Okay. Scott, what was the net debt after the close?
Yeah, we haven't, since it's during our fourth quarter, we haven't disclosed that, but It's pretty much in line with what we thought it would be.
Okay. And then if I'm doing this correctly, the Q4 tax rate jumps up a little bit to call it 24%. Is that right?
Roughly, yeah. So, yeah, 22 for the whole year, so a little higher in Q4.
And is that like a good tax rate to use going forward?
Pretty close. We'll get more clarity there as we look into next year. But the reason for the uptick a little bit is mainly related to the UK patent box, which is for a lower rate that we enjoy as Legacy Quantex, which Legacy Timon did not enjoy. So we're trying to do a little work there to help us.
Got it. What share count are you using for Q4? Not that you gave EPS guidance, but... Yeah, it's roughly $47 million. Okay, and then do you have any sense for go forward CapEx for the combined company or thoughts on Q4? Sure.
Probably a little too early for that. We've come in and I don't think it'll... If you were to go back and look at the standard run rates of both companies, it'll probably be pretty consistent. We're in the process of evaluating all of the current projects that we have in place. I don't think that there will be anything significantly out of line. We don't have any plans for any... plant consolidation types of projects that would chew up CapEx. So I think it'll be a pretty standard year in terms of spending.

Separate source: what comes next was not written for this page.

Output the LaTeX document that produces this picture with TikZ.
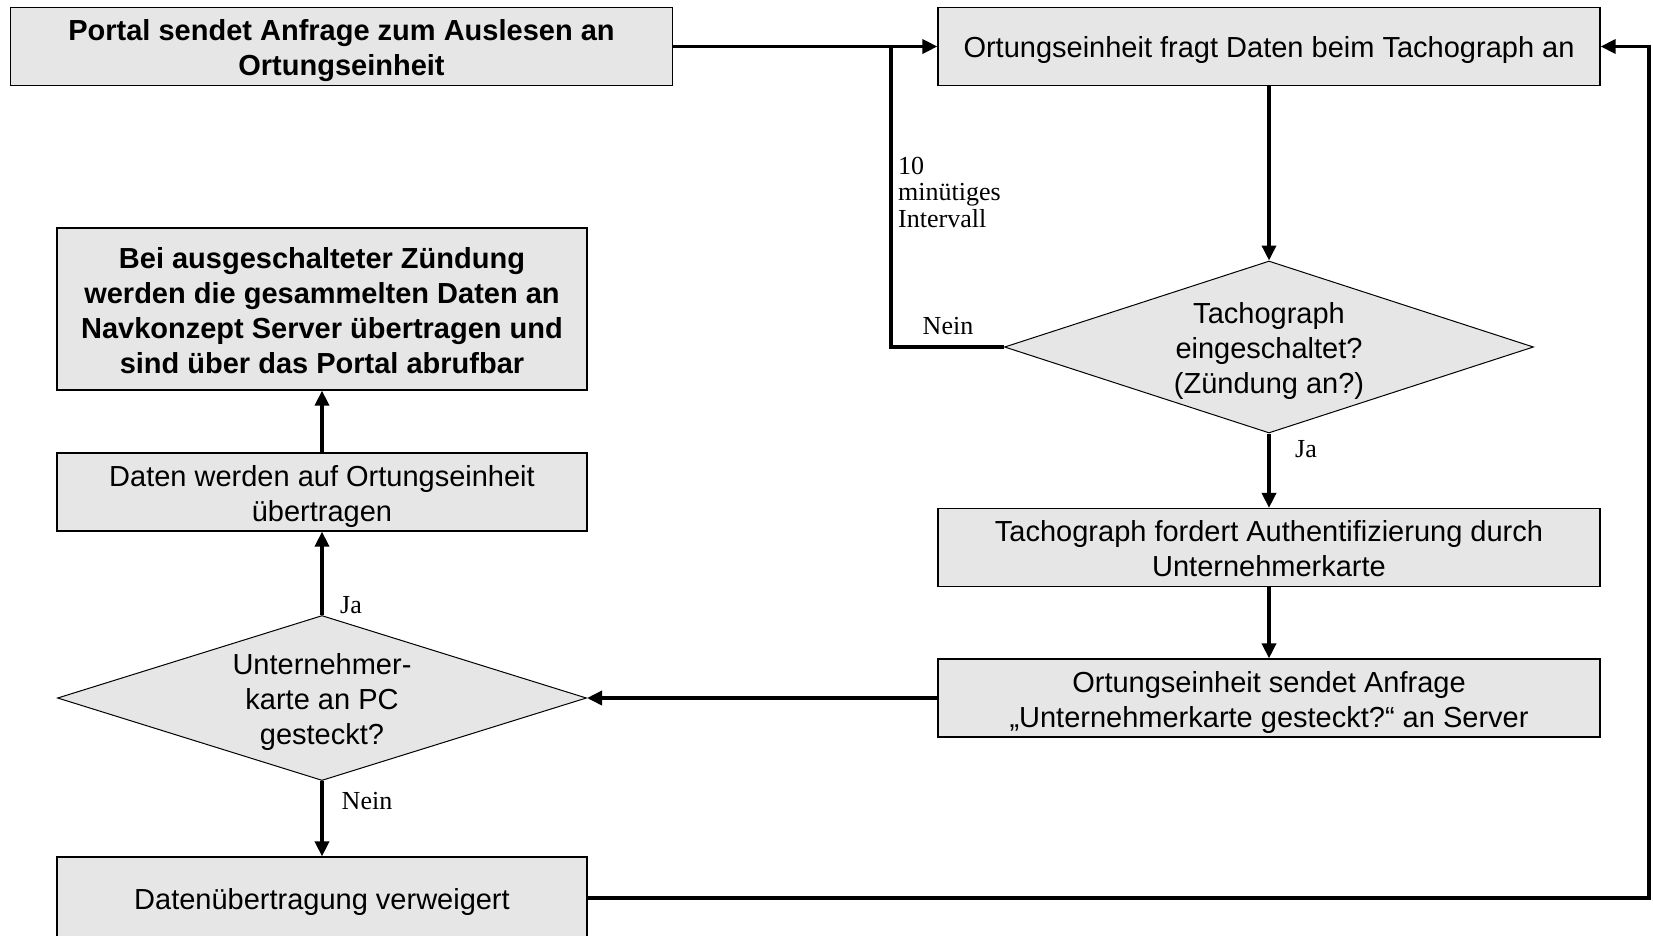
\documentclass[tikz,border=0pt]{standalone}
\usepackage{fontspec}
\setmainfont{Liberation Sans}
\newfontfamily\lblfont{Liberation Serif}
\usetikzlibrary{shapes.geometric,arrows.meta}
\definecolor{boxgray}{HTML}{E6E6E6}
\newcommand\topstrut{\rule{0pt}{29pt}}
\newcommand\botstrut{\rule[-6pt]{0pt}{6pt}}
\begin{document}
\begin{tikzpicture}[x=1pt,y=-1pt,
  txt/.style={font=\fontsize{29}{35}\selectfont, align=center, inner sep=0pt},
  procbox/.style={txt, draw=black, fill=boxgray, line width=1.2pt, rectangle},
  widebox/.style={procbox, minimum width=662pt, minimum height=78pt},
  leftbox/.style={procbox, minimum width=530pt, minimum height=78pt},
  decision/.style={txt, draw=black, fill=boxgray, line width=1pt, diamond, aspect=3.1, minimum width=529pt},
  conn/.style={line width=3.5pt, line join=miter, -{Triangle[length=15pt,width=14pt]}},
  plainconn/.style={line width=3.5pt, line join=miter},
  lbl/.style={font=\lblfont\fontsize{26}{26.5}\selectfont, inner sep=0pt, align=left}]
\useasboundingbox (0,0) rectangle (1653,935);
\fill[white] (0,0) rectangle (1653,935);

\node[widebox, font=\bfseries\fontsize{29}{35}\selectfont] (b1) at (341.5,46.5) {\topstrut Portal sendet Anfrage zum Auslesen an\\Ortungseinheit\botstrut};
\node[widebox] (b2) at (1269,46.5) {\topstrut Ortungseinheit fragt Daten beim Tachograph an\botstrut};
\node[decision, minimum height=172pt] (d1) at (1269,347) {\topstrut Tachograph\\eingeschaltet?\\(Zündung an?)\botstrut};
\node[widebox] (b3) at (1269,547.5) {\topstrut Tachograph fordert Authentifizierung durch\\Unternehmerkarte\botstrut};
\node[widebox] (b4) at (1269,698) {\topstrut Ortungseinheit sendet Anfrage\\„Unternehmerkarte gesteckt?“ an Server\botstrut};
\node[decision, minimum height=165pt] (d2) at (322,698) {\topstrut Unternehmer-\\karte an PC\\gesteckt?\botstrut};
\node[leftbox] (b5) at (322,492) {\topstrut Daten werden auf Ortungseinheit\\übertragen\botstrut};
\node[leftbox, minimum height=162pt, font=\bfseries\fontsize{29}{35}\selectfont] (b6) at (322,309) {\topstrut Bei ausgeschalteter Zündung\\werden die gesammelten Daten an\\Navkonzept Server übertragen und\\sind über das Portal abrufbar\botstrut};
\node[leftbox, minimum height=82pt] (b7) at (322,898) {\topstrut Datenübertragung verweigert\botstrut};

\coordinate (lc) at (891,46.5);
\coordinate (rc) at (1649,898);

\draw[conn] (b1.east) -- (b2.west);
\draw[plainconn] (d1.west) -| (lc);
\draw[conn] (b2.south) -- (d1.north);
\draw[conn] (d1.south) -- (b3.north);
\draw[conn] (b3.south) -- (b4.north);
\draw[conn] (b4.west) -- (d2.east);
\draw[conn] (d2.north) -- (b5.south);
\draw[conn] (b5.north) -- (b6.south);
\draw[conn] (d2.south) -- (b7.north);
\draw[conn] (b7.east) -- (rc) |- (b2.east);

\node[lbl] (n1) at (948,326) {Nein};
\node[lbl, anchor=west] (iv) at (898,192) {10\\minütiges\\Intervall};
\node[lbl] (j1) at (1306,449) {Ja};
\node[lbl] (j2) at (351,605) {Ja};
\node[lbl] (n2) at (367,801) {Nein};
\end{tikzpicture}
\end{document}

Outside of the one project I think we mentioned in the past is we're expanding in the southeast. We're opening a new plant in Jackson, Georgia. Help follow some of our bigger customers. So that'll take a little bit of CapEx next year.
Yeah, and that was already built into ours. Yeah.
Okay.
Got it. Great. Thank you, guys. All right. Appreciate it. Thank you.
And thank you. And I'm showing no further questions. I would now like to turn the call back over to George Wilson for a closing remark.
I would like to thank everyone for joining today. But before we go, I do want to take this opportunity to again welcome all of our new teammates who have joined us as part of the time in transaction and to thank the entire team for all of their hard work during the transaction and now as we move forward together with the integration. We're really excited about the future for Quonix and look forward to updating you all again on our progress. Thank you.
This concludes today's conference call. Thank you for participating. You may now disconnect.